▶ [Request]:
Begin with the first line and repeat exactly through the line containing "import pandas as pd"; leave every image out.

▶ [Data extract]:
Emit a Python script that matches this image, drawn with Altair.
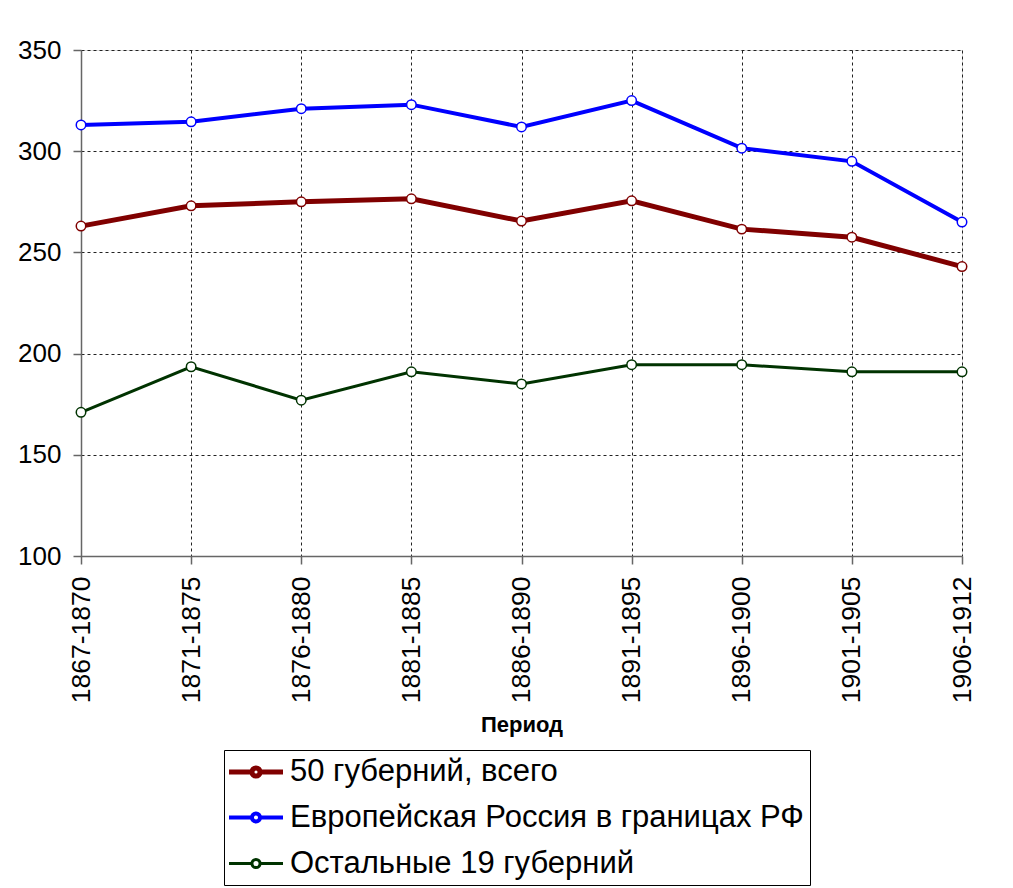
import altair as alt
import pandas as pd

periods = ["1867-1870", "1871-1875", "1876-1880", "1881-1885", "1886-1890",
           "1891-1895", "1896-1900", "1901-1905", "1906-1912"]
series_names = ["50 губерний, всего", "Европейская Россия в границах РФ", "Остальные 19 губерний"]
total_50 = [263, 273, 275, 276.5, 265.5, 275.5, 261.5, 257.5, 243]
eur_russia_rf = [313, 314.5, 321, 323, 312, 325, 301.5, 295, 265]
other_19 = [171, 193.5, 177, 191, 185, 194.5, 194.5, 191, 191]
colors = ["#800000", "#0000ff", "#003300"]
widths = [5, 3, 3]

rows = []
for name, vals in zip(series_names, [total_50, eur_russia_rf, other_19]):
    for p, v in zip(periods, vals):
        rows.append({"period": p, "series": name, "value": v})
df = pd.DataFrame(rows)

FONT = "Liberation Sans"

x_enc = alt.X("period:O", sort=periods, scale=alt.Scale(type="point", padding=0),
              axis=alt.Axis(title="Период", labelAngle=270, labelAlign="right", labelBaseline="middle",
                            labelFontSize=26.5, labelFont=FONT, labelColor="black", labelPadding=12,
                            titleFontSize=22, titleFont=FONT, titleFontWeight="bold", titleColor="black",
                            titlePadding=12,
                            grid=True, gridDash=[3, 3], gridColor="#222222", gridWidth=1,
                            domainColor="#666666", domainWidth=1.5, tickColor="#666666", tickSize=8, tickWidth=1.5))
y_enc = alt.Y("value:Q", scale=alt.Scale(domain=[100, 350], nice=False, zero=False),
              axis=alt.Axis(title=None, values=[100, 150, 200, 250, 300, 350],
                            labelFontSize=26, labelFont=FONT, labelColor="black", labelPadding=12,
                            grid=True, gridDash=[3, 3], gridColor="#222222", gridWidth=1,
                            domainColor="#666666", domainWidth=1.5, tickColor="#666666", tickSize=8, tickWidth=1.5))
color_scale = alt.Scale(domain=series_names, range=colors)

legend = alt.Legend(title=None, orient="none", legendX=143, legendY=700,
                    labelFontSize=31, labelFont=FONT, labelColor="black", labelLimit=0,
                    symbolType="M-2,0H-0.3M0.3,0H2M-0.3,0A0.3,0.3 0 1,0 0.3,0A0.3,0.3 0 1,0 -0.3,0",
                    symbolSize=729, symbolFillColor="white", symbolOffset=10,
                    strokeColor="black", padding=6, rowPadding=14, labelOffset=18,
                    fillColor="white")

lines = alt.Chart(df).mark_line().encode(
    x=x_enc, y=y_enc,
    color=alt.Color("series:N", scale=color_scale, legend=legend, sort=series_names),
    strokeWidth=alt.StrokeWidth("series:N", scale=alt.Scale(domain=series_names, range=widths),
                                legend=legend, sort=series_names),
)
points = alt.Chart(df).mark_point(filled=False, fill="white", fillOpacity=1, opacity=1,
                                  size=90, strokeWidth=1.5).encode(
    x=x_enc, y=y_enc,
    color=alt.Color("series:N", scale=color_scale, legend=None),
)

chart = alt.layer(lines, points).properties(
    width=881, height=506,
    padding={"left": 9, "top": 29, "right": 20, "bottom": 5},
).configure_view(stroke=None).configure(background="white")

chart.save("out.html", embed_options={"renderer": "svg", "actions": False})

▶ [Task result]:
Emit a Python script that matches this image, drawn with Altair.
import altair as alt
import pandas as pd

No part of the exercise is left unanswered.